## TASK TO COMPLETE:
Your task is to write out only the lines running from the line with "Generate a LaTeX" to the line with "(fx) at (77.7,0);", both ends kept, with no images.

## DATA ROWS:
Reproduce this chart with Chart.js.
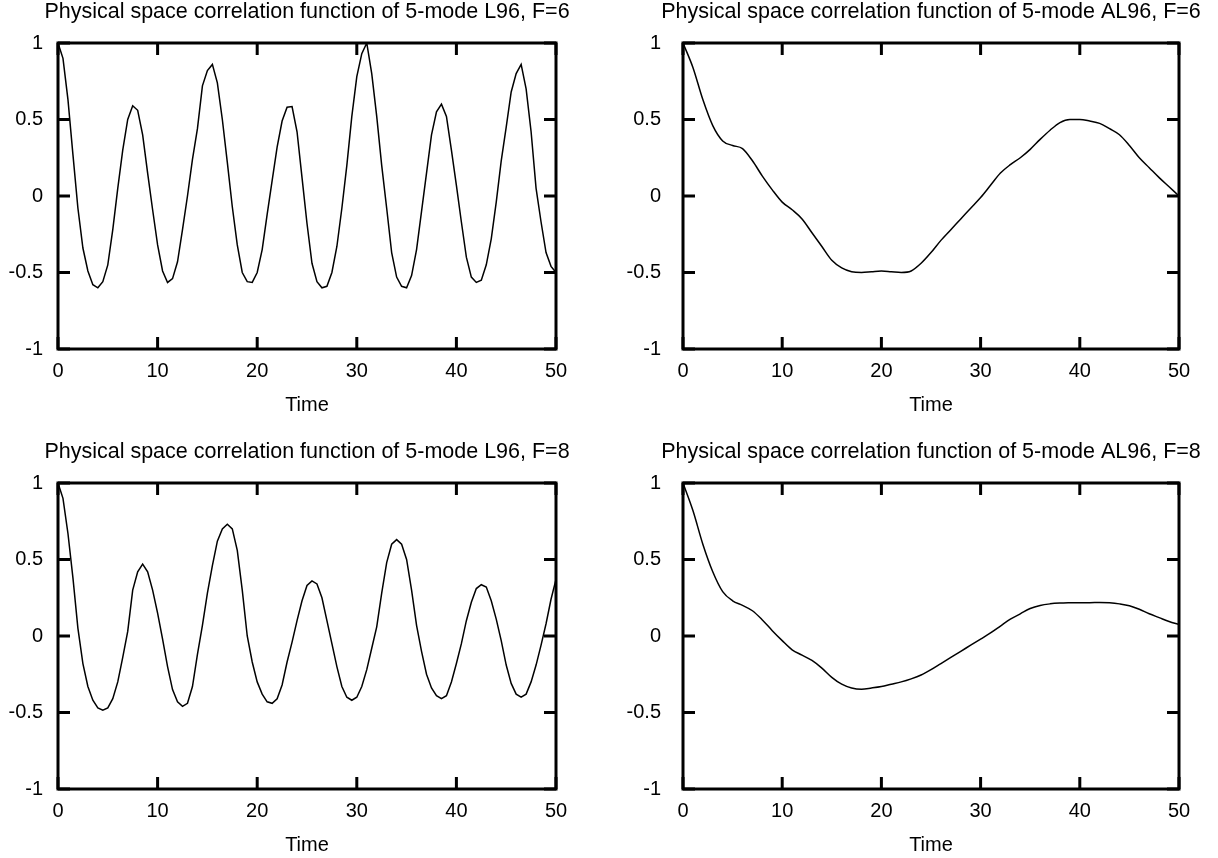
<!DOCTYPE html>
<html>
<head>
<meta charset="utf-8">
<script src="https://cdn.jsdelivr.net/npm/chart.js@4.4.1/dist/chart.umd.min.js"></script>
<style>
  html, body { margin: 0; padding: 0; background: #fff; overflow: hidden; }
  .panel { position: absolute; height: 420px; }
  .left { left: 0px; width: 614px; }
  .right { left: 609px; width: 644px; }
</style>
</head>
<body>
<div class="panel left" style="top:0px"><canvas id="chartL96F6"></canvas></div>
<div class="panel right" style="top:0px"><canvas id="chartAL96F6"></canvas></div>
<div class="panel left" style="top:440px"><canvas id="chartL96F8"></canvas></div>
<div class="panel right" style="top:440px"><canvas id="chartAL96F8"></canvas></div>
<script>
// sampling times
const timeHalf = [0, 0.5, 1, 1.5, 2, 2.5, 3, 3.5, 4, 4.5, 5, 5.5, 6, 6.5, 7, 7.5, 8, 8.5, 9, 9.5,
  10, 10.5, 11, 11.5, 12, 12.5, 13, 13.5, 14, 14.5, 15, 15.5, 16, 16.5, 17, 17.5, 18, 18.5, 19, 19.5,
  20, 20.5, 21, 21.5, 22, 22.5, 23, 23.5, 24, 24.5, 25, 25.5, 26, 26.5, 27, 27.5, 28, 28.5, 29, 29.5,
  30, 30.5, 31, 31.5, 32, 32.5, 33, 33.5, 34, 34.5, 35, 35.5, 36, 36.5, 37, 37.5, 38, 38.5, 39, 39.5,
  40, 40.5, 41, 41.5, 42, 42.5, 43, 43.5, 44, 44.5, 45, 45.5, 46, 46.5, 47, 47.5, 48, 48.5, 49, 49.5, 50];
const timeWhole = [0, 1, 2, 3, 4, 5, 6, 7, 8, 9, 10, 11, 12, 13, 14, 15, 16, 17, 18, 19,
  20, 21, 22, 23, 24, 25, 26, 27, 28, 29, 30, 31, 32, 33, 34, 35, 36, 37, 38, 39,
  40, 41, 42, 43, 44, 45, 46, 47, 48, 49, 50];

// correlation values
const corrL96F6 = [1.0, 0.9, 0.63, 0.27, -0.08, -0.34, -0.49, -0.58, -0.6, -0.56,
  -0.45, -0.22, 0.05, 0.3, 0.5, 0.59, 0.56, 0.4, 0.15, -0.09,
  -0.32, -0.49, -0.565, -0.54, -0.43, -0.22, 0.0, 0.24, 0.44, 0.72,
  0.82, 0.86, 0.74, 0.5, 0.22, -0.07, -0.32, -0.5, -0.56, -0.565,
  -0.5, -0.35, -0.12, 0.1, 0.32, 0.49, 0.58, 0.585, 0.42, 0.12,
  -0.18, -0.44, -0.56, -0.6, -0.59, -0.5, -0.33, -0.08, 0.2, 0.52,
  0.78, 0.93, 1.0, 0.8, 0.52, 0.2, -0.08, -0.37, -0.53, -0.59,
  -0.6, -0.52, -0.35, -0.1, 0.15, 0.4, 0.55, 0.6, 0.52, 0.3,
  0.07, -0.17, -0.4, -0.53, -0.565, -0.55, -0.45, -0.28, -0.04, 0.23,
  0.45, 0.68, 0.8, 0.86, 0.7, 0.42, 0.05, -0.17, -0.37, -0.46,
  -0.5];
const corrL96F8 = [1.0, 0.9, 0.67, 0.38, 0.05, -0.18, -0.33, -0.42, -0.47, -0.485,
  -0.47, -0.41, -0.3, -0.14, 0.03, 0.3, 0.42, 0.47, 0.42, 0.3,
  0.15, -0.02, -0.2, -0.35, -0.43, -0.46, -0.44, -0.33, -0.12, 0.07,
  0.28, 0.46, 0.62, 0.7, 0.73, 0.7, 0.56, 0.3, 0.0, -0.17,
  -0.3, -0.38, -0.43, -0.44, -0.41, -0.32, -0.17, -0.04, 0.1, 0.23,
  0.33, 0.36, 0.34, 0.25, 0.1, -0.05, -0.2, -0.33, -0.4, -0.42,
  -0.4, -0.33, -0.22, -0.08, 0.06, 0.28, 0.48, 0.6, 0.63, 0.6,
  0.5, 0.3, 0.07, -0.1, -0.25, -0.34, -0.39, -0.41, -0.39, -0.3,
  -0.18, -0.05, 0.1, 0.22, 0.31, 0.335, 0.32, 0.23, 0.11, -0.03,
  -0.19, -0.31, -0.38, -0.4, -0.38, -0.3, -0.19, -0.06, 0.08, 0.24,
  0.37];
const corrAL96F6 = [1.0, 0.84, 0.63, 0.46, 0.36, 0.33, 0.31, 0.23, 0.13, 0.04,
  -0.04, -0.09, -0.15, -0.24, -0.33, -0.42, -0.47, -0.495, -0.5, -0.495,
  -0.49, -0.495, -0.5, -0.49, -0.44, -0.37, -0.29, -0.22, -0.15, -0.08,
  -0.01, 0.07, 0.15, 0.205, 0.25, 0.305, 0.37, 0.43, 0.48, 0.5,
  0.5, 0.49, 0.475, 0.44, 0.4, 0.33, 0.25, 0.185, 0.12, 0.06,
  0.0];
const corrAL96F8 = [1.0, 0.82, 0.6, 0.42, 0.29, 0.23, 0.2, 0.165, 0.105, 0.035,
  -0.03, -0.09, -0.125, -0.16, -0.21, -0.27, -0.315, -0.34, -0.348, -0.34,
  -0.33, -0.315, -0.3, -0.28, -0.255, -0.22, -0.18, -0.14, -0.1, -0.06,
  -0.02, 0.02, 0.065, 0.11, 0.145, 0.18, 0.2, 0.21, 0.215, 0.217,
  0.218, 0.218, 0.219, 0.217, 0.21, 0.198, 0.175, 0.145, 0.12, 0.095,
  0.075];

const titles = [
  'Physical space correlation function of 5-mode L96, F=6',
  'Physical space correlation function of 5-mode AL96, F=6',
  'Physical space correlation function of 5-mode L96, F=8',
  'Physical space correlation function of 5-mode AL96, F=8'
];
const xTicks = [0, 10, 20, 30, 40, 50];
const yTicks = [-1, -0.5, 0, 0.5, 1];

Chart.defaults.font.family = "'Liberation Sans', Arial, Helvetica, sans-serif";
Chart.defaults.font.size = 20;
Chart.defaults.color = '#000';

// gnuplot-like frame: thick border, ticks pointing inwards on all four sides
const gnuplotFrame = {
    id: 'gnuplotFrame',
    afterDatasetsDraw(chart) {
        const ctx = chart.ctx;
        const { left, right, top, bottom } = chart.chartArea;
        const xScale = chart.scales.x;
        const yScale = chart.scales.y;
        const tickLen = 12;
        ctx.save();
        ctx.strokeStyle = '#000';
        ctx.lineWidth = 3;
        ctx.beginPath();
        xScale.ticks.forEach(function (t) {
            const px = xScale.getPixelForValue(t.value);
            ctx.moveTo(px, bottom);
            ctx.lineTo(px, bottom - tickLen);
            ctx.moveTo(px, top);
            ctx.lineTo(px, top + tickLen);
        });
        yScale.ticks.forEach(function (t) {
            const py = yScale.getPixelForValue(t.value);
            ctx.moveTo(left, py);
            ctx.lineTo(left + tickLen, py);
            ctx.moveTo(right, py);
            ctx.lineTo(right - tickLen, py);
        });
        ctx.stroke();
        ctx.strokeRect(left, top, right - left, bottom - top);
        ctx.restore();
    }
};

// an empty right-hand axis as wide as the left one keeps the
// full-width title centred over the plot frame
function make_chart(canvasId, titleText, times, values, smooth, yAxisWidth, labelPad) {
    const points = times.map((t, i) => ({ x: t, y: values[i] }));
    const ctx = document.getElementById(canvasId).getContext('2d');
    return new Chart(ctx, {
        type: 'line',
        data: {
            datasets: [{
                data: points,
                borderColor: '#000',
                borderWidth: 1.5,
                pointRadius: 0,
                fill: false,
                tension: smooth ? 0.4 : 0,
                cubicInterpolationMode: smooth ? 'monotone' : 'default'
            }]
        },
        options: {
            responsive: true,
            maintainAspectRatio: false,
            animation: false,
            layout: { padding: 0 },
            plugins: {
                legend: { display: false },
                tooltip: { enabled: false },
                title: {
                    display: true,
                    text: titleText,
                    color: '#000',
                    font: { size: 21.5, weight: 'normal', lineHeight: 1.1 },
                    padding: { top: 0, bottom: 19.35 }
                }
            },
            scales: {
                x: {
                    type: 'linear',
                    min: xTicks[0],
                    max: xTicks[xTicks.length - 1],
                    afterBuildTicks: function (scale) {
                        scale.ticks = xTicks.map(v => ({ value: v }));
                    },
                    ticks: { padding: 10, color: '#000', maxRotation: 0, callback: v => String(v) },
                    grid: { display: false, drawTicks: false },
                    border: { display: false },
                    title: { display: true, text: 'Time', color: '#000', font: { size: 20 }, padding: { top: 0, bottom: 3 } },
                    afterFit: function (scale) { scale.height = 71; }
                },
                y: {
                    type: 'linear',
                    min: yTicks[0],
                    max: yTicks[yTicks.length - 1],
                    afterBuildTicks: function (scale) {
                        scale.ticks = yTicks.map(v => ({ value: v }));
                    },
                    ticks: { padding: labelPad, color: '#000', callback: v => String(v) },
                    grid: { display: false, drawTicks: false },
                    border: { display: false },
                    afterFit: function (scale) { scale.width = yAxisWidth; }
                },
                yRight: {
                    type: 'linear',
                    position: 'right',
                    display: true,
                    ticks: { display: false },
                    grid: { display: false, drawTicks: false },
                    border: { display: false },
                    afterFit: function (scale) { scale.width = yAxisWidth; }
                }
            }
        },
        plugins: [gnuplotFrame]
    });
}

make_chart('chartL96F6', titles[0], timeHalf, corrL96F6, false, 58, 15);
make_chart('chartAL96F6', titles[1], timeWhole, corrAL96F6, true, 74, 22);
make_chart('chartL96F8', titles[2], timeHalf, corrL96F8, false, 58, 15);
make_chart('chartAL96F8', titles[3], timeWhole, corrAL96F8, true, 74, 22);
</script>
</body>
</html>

* * *

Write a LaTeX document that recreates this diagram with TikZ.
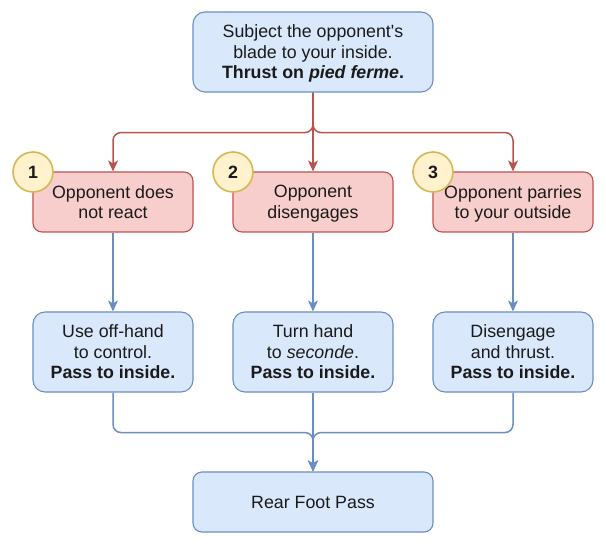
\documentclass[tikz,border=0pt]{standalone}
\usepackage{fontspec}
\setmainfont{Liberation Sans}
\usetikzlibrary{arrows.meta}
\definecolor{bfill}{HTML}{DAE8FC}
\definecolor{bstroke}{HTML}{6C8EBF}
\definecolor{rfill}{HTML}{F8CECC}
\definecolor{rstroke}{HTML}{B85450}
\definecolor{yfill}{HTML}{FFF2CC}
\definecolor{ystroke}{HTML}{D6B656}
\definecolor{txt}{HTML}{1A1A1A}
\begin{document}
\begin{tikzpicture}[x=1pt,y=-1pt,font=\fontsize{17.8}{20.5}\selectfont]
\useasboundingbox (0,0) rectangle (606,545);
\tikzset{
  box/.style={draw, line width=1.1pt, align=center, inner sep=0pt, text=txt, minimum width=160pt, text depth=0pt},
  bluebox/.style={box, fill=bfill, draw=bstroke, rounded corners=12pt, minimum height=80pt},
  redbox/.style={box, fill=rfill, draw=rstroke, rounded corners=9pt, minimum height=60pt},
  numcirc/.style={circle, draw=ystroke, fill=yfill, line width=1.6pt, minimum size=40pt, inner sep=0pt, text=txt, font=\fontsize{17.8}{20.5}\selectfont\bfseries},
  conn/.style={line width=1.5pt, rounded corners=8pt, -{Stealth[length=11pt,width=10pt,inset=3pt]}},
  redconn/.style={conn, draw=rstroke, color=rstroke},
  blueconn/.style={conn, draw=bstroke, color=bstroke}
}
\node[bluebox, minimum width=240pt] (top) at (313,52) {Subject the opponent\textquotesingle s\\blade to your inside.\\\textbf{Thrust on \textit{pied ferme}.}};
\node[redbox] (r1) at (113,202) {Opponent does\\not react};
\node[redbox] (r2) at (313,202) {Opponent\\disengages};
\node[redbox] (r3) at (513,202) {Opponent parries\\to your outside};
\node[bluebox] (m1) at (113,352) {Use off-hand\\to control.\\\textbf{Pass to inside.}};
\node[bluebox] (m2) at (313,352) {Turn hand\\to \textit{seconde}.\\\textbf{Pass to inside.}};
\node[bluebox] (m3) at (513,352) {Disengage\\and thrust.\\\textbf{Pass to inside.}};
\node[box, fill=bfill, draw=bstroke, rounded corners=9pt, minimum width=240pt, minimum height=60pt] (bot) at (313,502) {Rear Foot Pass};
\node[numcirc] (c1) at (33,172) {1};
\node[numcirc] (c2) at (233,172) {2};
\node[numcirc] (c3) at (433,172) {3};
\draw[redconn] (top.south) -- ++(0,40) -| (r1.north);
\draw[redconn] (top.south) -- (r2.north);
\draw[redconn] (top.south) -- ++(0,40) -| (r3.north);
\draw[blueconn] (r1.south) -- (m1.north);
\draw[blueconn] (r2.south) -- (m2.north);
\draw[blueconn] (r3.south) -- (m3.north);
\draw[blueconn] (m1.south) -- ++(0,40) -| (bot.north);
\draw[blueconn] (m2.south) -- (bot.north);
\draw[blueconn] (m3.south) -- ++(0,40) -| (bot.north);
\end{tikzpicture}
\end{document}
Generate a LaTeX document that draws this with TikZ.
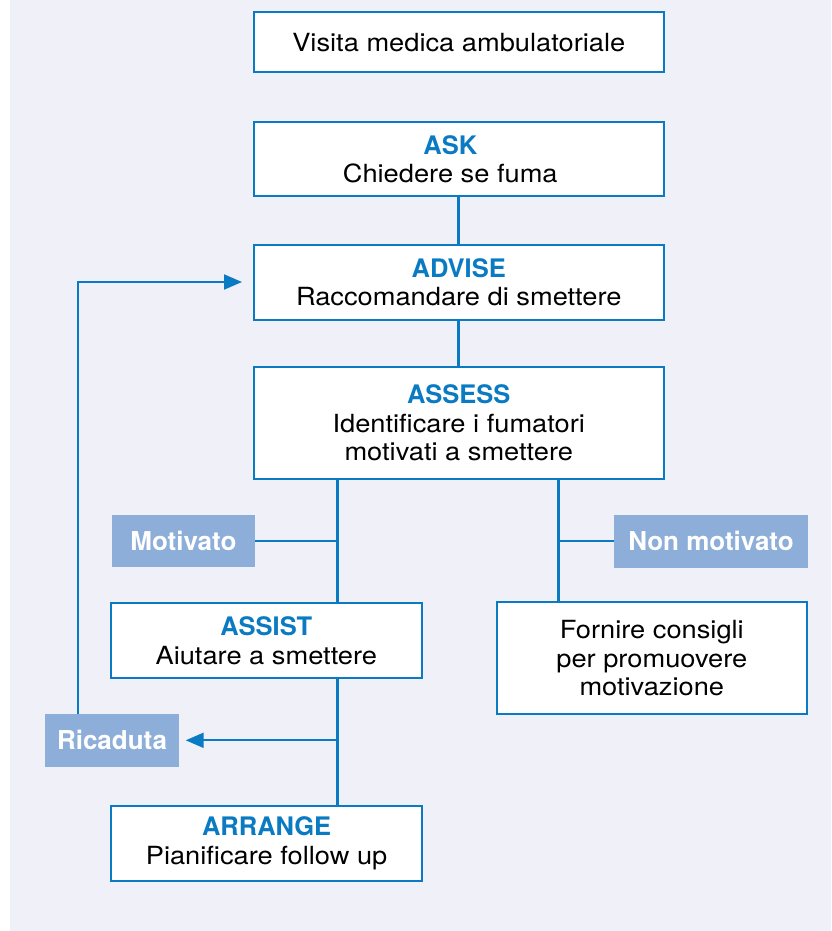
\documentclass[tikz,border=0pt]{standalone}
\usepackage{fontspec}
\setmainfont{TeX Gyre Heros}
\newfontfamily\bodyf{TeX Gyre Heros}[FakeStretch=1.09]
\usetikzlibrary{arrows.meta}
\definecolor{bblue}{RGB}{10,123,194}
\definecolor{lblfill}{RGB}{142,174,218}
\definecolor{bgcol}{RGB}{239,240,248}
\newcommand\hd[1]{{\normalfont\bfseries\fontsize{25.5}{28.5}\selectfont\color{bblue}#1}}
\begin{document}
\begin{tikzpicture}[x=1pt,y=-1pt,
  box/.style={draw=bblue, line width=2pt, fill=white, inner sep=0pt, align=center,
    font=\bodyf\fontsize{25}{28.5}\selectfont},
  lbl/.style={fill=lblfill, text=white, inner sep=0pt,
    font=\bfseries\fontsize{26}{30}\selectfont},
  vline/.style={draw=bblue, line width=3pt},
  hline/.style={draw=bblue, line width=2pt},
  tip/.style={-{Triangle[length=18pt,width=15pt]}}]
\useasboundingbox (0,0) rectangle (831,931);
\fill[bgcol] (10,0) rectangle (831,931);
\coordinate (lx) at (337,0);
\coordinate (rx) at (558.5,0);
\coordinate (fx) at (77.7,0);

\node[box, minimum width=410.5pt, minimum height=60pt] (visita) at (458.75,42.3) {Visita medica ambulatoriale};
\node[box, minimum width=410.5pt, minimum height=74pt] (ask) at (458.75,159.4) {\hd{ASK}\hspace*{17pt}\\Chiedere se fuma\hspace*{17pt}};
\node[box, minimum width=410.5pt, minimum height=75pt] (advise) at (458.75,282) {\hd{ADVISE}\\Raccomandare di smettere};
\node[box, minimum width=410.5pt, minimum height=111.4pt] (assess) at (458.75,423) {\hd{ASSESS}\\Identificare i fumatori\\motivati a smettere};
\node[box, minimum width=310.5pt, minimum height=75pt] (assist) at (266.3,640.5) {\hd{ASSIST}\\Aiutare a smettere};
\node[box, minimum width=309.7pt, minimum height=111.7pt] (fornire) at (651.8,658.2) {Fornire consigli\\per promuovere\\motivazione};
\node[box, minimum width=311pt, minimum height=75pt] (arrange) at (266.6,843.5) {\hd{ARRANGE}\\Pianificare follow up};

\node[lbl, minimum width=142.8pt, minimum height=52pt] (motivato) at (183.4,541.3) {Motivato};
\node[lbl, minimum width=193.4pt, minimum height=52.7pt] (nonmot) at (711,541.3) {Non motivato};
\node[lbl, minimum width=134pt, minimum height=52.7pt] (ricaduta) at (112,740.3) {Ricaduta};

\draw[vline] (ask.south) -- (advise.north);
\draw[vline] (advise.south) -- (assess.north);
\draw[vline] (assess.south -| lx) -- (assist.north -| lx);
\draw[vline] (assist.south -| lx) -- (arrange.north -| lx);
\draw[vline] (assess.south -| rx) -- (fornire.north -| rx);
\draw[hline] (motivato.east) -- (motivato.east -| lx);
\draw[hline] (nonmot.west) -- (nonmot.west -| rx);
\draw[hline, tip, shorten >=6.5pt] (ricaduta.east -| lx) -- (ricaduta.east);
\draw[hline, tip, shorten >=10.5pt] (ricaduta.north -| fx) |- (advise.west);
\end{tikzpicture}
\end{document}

## ANSWER FOR THIS EXERCISE:
Generate a LaTeX document that draws this with TikZ.
\documentclass[tikz,border=0pt]{standalone}
\usepackage{fontspec}
\setmainfont{TeX Gyre Heros}
\newfontfamily\bodyf{TeX Gyre Heros}[FakeStretch=1.09]
\usetikzlibrary{arrows.meta}
\definecolor{bblue}{RGB}{10,123,194}
\definecolor{lblfill}{RGB}{142,174,218}
\definecolor{bgcol}{RGB}{239,240,248}
\newcommand\hd[1]{{\normalfont\bfseries\fontsize{25.5}{28.5}\selectfont\color{bblue}#1}}
\begin{document}
\begin{tikzpicture}[x=1pt,y=-1pt,
  box/.style={draw=bblue, line width=2pt, fill=white, inner sep=0pt, align=center,
    font=\bodyf\fontsize{25}{28.5}\selectfont},
  lbl/.style={fill=lblfill, text=white, inner sep=0pt,
    font=\bfseries\fontsize{26}{30}\selectfont},
  vline/.style={draw=bblue, line width=3pt},
  hline/.style={draw=bblue, line width=2pt},
  tip/.style={-{Triangle[length=18pt,width=15pt]}}]
\useasboundingbox (0,0) rectangle (831,931);
\fill[bgcol] (10,0) rectangle (831,931);
\coordinate (lx) at (337,0);
\coordinate (rx) at (558.5,0);
\coordinate (fx) at (77.7,0);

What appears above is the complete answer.